__TASK DIRECTIONS__
Every line that contains the word "document" should be copied.

— start of DATASET EXCERPT —

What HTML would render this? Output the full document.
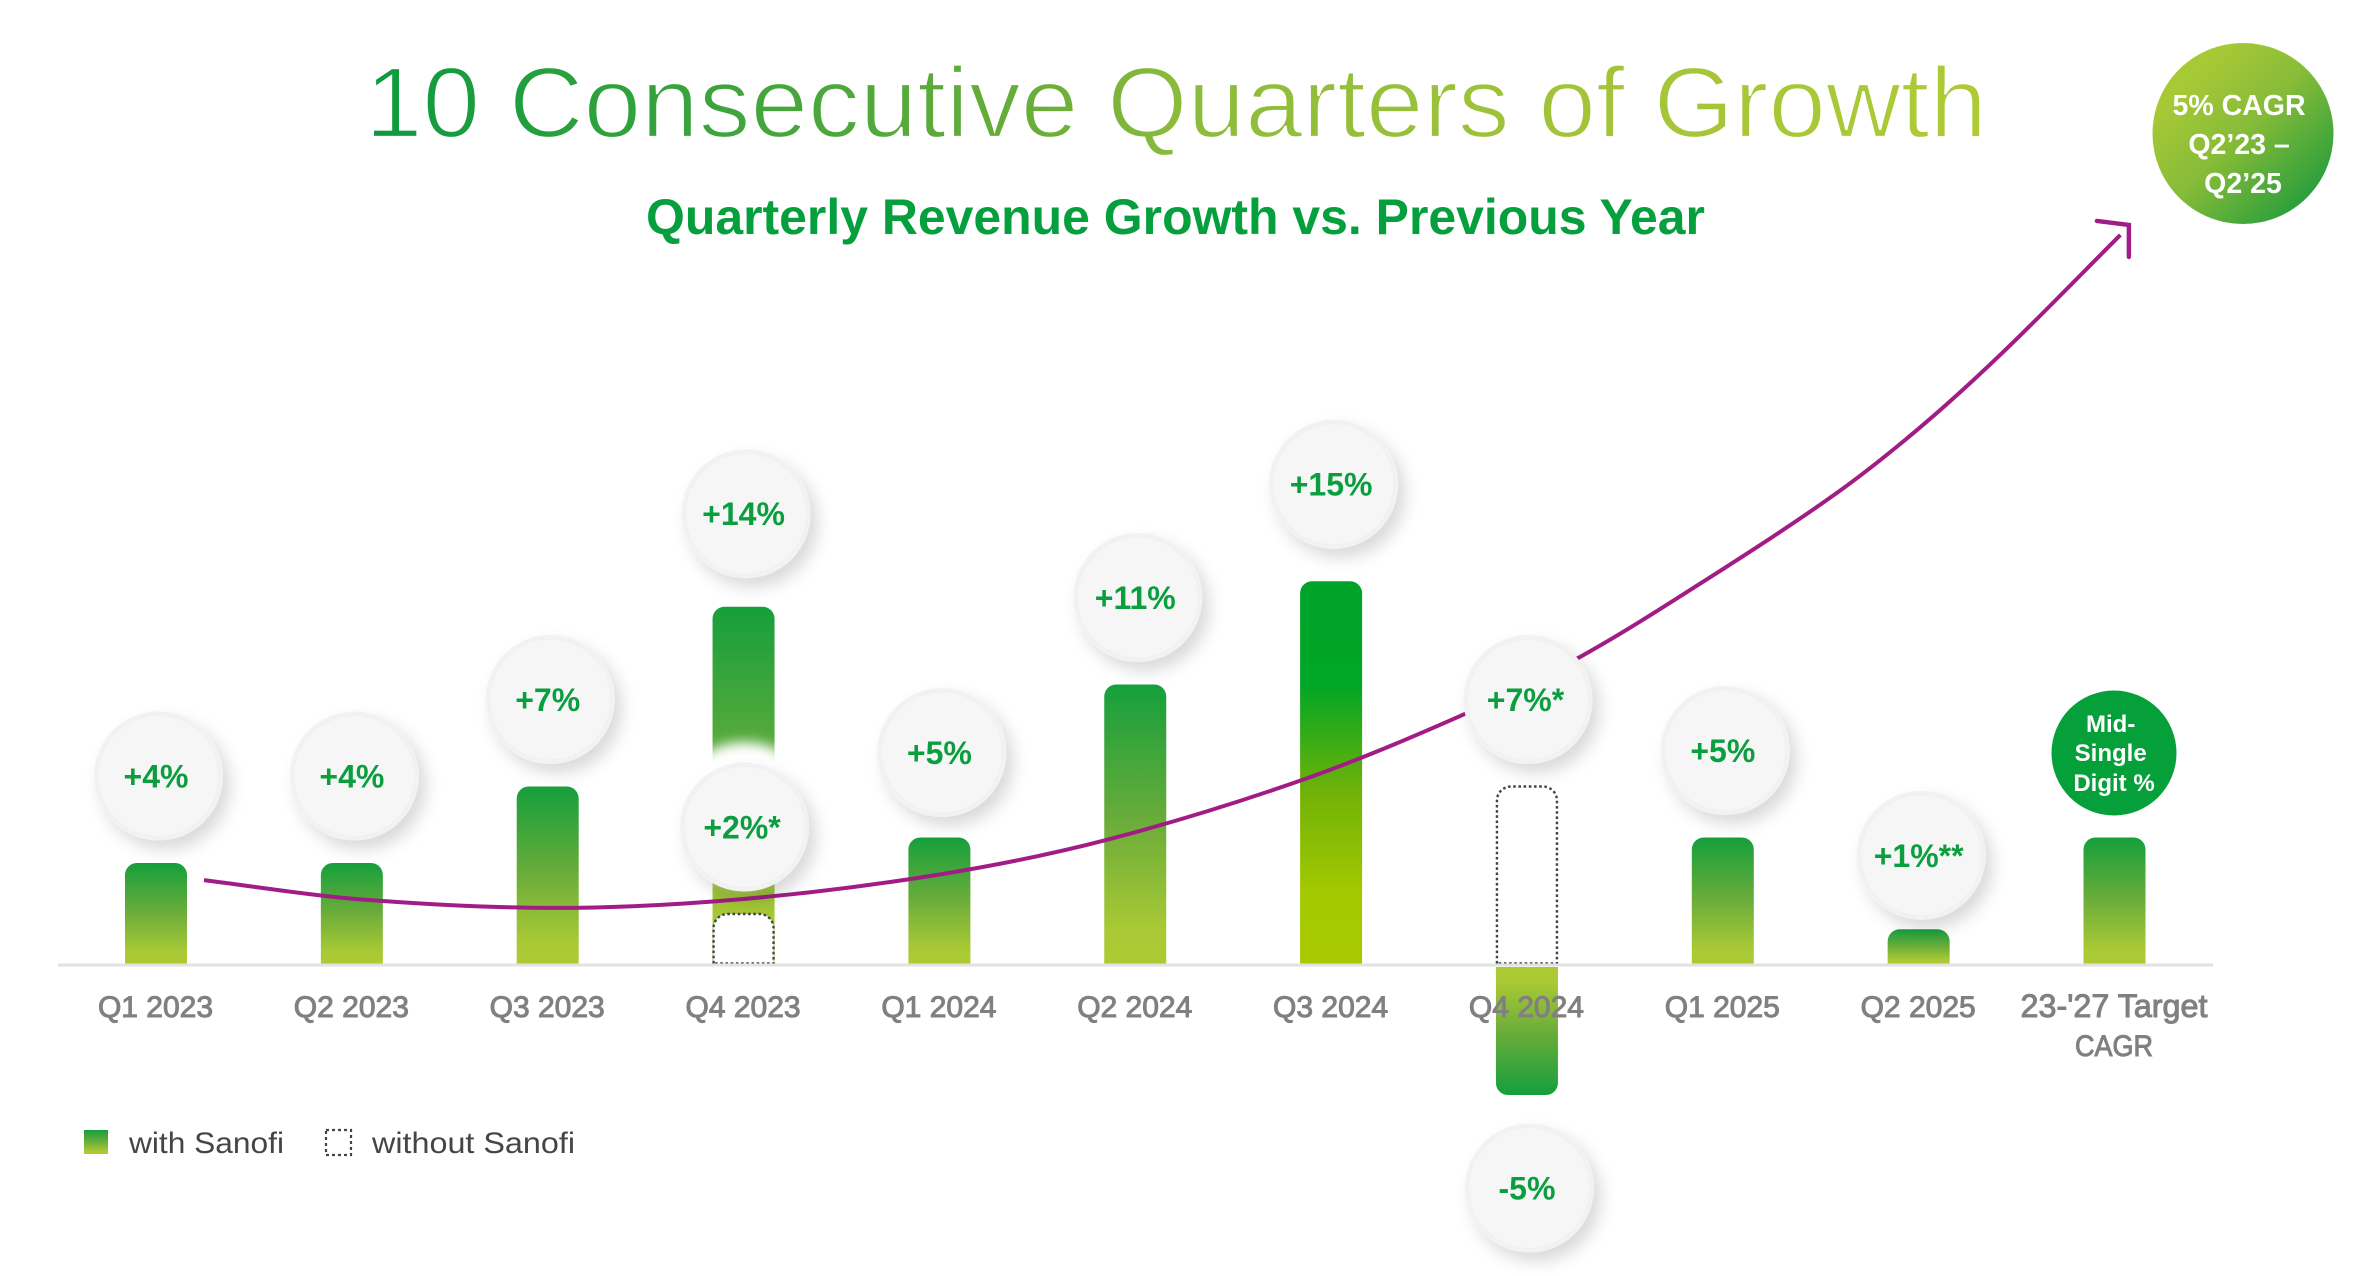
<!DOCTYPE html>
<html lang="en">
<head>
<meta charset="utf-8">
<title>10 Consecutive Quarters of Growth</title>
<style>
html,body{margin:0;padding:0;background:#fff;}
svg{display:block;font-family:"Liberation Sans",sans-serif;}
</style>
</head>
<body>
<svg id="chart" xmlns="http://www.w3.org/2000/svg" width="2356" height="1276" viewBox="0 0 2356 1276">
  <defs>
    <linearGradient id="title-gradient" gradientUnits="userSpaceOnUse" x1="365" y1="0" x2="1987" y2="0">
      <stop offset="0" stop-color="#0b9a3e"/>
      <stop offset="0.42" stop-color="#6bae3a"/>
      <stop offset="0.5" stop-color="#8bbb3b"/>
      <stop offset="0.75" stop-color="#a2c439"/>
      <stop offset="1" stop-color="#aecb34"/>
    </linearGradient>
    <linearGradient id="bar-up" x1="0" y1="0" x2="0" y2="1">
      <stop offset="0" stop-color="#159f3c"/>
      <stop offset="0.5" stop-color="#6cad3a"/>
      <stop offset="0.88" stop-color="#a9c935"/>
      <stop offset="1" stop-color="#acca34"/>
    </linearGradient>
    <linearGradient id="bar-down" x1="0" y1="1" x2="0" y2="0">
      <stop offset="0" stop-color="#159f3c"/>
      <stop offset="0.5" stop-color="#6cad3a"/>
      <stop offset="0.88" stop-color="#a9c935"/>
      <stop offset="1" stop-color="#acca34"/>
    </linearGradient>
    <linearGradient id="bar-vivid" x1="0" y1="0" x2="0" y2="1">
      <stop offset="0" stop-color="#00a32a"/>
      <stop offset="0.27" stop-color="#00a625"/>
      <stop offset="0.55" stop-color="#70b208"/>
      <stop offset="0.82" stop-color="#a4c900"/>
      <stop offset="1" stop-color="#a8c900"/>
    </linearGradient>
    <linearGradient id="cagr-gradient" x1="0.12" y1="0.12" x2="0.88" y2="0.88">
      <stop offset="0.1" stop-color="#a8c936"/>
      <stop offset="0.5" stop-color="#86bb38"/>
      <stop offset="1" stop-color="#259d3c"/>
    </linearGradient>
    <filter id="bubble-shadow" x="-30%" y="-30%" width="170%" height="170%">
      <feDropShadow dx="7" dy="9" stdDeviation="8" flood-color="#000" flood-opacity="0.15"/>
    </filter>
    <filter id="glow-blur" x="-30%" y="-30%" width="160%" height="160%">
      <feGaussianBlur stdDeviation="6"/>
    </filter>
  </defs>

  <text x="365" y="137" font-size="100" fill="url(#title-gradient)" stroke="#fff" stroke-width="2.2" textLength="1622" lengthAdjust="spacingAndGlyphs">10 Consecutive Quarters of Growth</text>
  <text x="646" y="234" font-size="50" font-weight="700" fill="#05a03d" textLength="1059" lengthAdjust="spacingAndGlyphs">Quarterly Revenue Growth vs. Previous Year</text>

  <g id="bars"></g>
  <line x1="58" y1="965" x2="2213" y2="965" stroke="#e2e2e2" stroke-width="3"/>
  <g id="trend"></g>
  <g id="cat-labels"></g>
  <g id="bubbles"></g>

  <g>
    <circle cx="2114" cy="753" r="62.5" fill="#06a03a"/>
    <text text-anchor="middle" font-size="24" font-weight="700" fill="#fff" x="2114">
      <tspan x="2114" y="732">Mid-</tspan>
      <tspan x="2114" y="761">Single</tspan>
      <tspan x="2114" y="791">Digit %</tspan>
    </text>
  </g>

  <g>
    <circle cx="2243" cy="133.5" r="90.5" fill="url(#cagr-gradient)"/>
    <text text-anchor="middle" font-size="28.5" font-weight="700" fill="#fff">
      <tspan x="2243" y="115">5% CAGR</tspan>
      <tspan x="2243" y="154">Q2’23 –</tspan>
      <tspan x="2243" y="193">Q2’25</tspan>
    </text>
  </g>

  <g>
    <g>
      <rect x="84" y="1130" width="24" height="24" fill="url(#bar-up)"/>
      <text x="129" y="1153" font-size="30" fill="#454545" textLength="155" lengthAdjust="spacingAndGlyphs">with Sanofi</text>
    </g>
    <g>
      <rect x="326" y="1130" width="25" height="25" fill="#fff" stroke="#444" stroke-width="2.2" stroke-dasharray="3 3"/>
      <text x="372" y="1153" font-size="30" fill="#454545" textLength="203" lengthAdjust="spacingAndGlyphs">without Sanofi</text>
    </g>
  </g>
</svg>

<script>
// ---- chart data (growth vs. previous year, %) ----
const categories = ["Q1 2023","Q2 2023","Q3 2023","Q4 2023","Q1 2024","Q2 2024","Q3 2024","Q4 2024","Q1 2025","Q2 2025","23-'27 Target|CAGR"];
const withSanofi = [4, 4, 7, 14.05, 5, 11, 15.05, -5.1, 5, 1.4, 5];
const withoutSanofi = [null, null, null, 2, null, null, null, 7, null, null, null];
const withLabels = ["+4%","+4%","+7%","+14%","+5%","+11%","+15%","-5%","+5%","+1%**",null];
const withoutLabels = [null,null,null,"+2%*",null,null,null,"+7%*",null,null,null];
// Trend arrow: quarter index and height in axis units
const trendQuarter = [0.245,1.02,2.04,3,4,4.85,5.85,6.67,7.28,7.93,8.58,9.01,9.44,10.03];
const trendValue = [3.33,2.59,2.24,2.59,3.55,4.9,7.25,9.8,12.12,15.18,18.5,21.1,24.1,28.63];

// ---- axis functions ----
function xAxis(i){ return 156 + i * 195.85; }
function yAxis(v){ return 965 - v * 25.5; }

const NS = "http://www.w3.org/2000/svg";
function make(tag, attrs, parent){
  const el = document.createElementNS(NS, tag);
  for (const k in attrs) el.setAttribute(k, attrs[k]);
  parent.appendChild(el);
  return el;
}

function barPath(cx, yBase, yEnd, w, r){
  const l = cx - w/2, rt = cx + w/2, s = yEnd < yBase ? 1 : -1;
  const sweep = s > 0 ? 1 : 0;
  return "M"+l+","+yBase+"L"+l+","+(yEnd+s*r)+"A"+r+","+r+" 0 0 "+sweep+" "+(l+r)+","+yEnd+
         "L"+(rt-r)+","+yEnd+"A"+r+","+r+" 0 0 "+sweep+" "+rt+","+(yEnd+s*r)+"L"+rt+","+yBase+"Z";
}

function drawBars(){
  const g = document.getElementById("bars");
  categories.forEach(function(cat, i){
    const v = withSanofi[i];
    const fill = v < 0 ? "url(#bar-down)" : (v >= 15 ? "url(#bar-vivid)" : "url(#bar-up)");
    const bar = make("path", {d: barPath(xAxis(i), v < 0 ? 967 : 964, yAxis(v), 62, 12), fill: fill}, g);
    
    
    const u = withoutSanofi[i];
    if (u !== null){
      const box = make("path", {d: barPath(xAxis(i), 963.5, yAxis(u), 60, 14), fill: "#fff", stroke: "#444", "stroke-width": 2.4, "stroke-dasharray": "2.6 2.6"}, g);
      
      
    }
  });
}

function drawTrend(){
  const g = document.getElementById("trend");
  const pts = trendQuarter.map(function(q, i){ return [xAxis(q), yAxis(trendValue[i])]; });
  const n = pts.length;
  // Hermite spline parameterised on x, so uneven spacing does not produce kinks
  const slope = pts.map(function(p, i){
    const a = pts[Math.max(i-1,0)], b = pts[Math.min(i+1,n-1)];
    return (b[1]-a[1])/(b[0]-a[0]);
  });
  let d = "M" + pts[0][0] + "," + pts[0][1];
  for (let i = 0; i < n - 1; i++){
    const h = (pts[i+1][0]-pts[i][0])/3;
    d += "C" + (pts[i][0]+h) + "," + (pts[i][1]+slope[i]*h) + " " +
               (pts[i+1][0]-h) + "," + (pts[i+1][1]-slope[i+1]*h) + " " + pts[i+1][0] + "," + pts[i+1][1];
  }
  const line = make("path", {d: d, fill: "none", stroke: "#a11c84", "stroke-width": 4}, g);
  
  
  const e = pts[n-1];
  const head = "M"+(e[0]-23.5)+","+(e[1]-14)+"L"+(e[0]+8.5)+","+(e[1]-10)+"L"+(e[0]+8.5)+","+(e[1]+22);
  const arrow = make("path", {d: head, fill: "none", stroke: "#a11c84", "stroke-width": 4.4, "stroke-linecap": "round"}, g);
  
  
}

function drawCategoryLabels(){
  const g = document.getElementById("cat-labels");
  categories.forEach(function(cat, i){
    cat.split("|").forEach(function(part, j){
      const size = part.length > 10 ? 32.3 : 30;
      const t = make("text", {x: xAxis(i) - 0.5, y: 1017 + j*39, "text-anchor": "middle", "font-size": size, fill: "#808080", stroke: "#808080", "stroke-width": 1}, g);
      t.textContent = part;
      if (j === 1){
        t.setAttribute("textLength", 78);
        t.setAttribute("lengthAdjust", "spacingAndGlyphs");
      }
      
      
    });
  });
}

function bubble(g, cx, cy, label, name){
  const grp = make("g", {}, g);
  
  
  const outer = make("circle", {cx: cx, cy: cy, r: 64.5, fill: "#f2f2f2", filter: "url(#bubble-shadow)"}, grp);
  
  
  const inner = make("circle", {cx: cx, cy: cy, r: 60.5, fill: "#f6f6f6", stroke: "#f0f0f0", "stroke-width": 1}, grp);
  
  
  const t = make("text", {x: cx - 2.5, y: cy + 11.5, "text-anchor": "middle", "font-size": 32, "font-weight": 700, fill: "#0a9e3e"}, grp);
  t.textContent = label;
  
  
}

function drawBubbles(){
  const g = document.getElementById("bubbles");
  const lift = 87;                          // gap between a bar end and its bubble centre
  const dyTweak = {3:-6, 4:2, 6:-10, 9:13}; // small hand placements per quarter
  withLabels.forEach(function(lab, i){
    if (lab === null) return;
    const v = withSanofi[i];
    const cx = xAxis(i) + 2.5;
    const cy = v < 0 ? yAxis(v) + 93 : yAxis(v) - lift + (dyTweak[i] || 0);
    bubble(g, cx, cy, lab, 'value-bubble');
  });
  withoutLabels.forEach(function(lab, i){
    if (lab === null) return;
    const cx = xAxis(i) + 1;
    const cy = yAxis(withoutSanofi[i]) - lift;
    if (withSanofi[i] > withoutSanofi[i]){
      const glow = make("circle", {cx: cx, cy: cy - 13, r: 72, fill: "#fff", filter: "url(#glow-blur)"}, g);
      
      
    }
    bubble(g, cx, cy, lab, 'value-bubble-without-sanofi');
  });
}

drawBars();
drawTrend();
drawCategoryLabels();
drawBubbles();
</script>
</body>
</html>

— end of DATASET EXCERPT —

__RESULT OF THIS TASK__
What HTML would render this? Output the full document.
  const el = document.createElementNS(NS, tag);
  const g = document.getElementById("bars");
  const g = document.getElementById("trend");
  const g = document.getElementById("cat-labels");
  const g = document.getElementById("bubbles");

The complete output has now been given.